Riga

TL;DR

One-third of Latvia lives here. Hanseatic League (1282), German merchants until 1918, independence declared November 18. Europe's finest Art Nouveau collection (300+ buildings).

municipality in Latvia

Riga contains one-third of Latvia's population—591,882 people in the city, 847,162 in the metro area. This dominance isn't new. When Bishop Albert founded the city in 1201, he positioned it at the Daugava's mouth on a trade route that connected Vikings to Byzantium.

By 1282, Riga had joined the Hanseatic League. It became the third-largest commercial center on the Baltic after Lübeck and Gdańsk, prospering as an intermediary between Western and Eastern Europe. The German hegemony lasted until 1918, when Latvia declared independence from this very city on November 18.
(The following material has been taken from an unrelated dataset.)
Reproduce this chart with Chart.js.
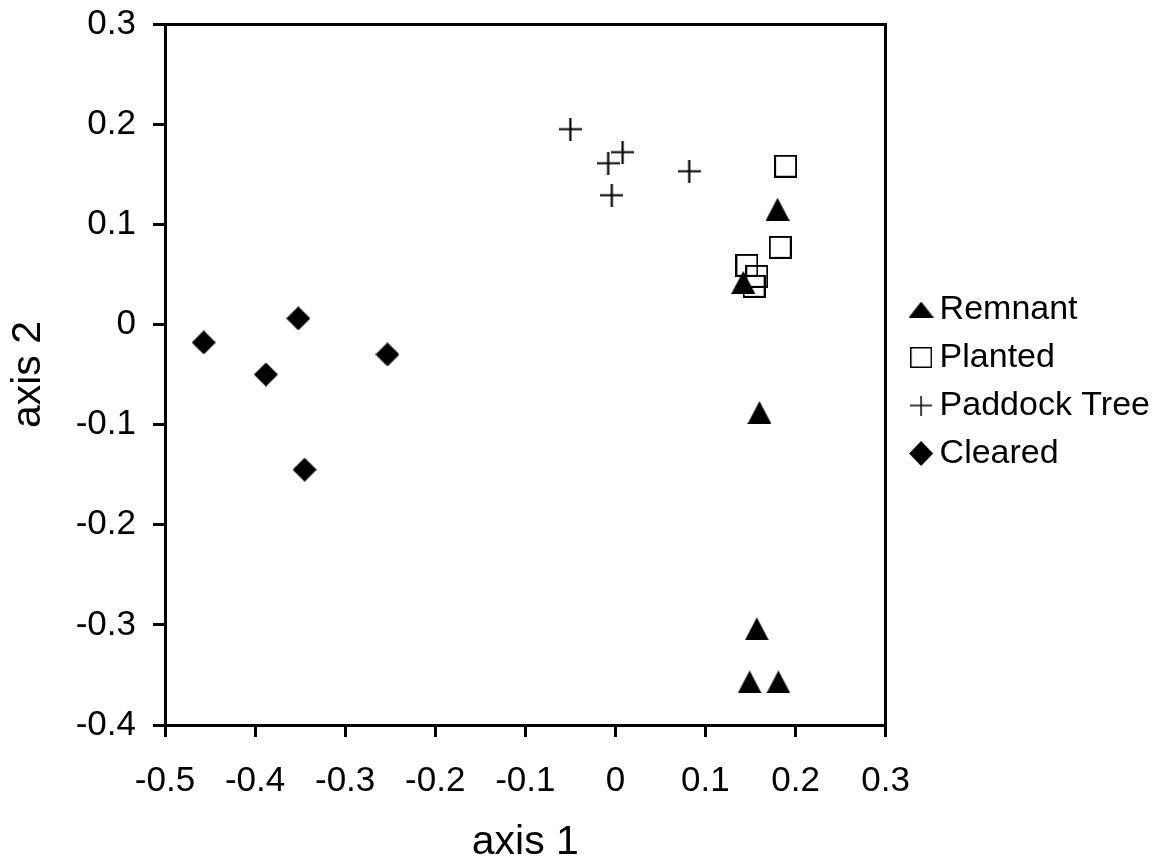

The architectural evidence of German dominance survives in Jugendstil. Riga has Europe's finest Art Nouveau collection—over 300 buildings in the Historic Centre, earning the nickname "Paris of the East." The medieval core, UNESCO World Heritage since 1997, clusters on the Daugava's right bank with a skyline punctuated by church spires.

Riga is a primate city: it dominates Latvia's economy, culture, and population to a degree unusual even for small countries. By 2026, the challenge is whether this primacy strengthens Latvia through concentration or weakens it through depopulation of everywhere else.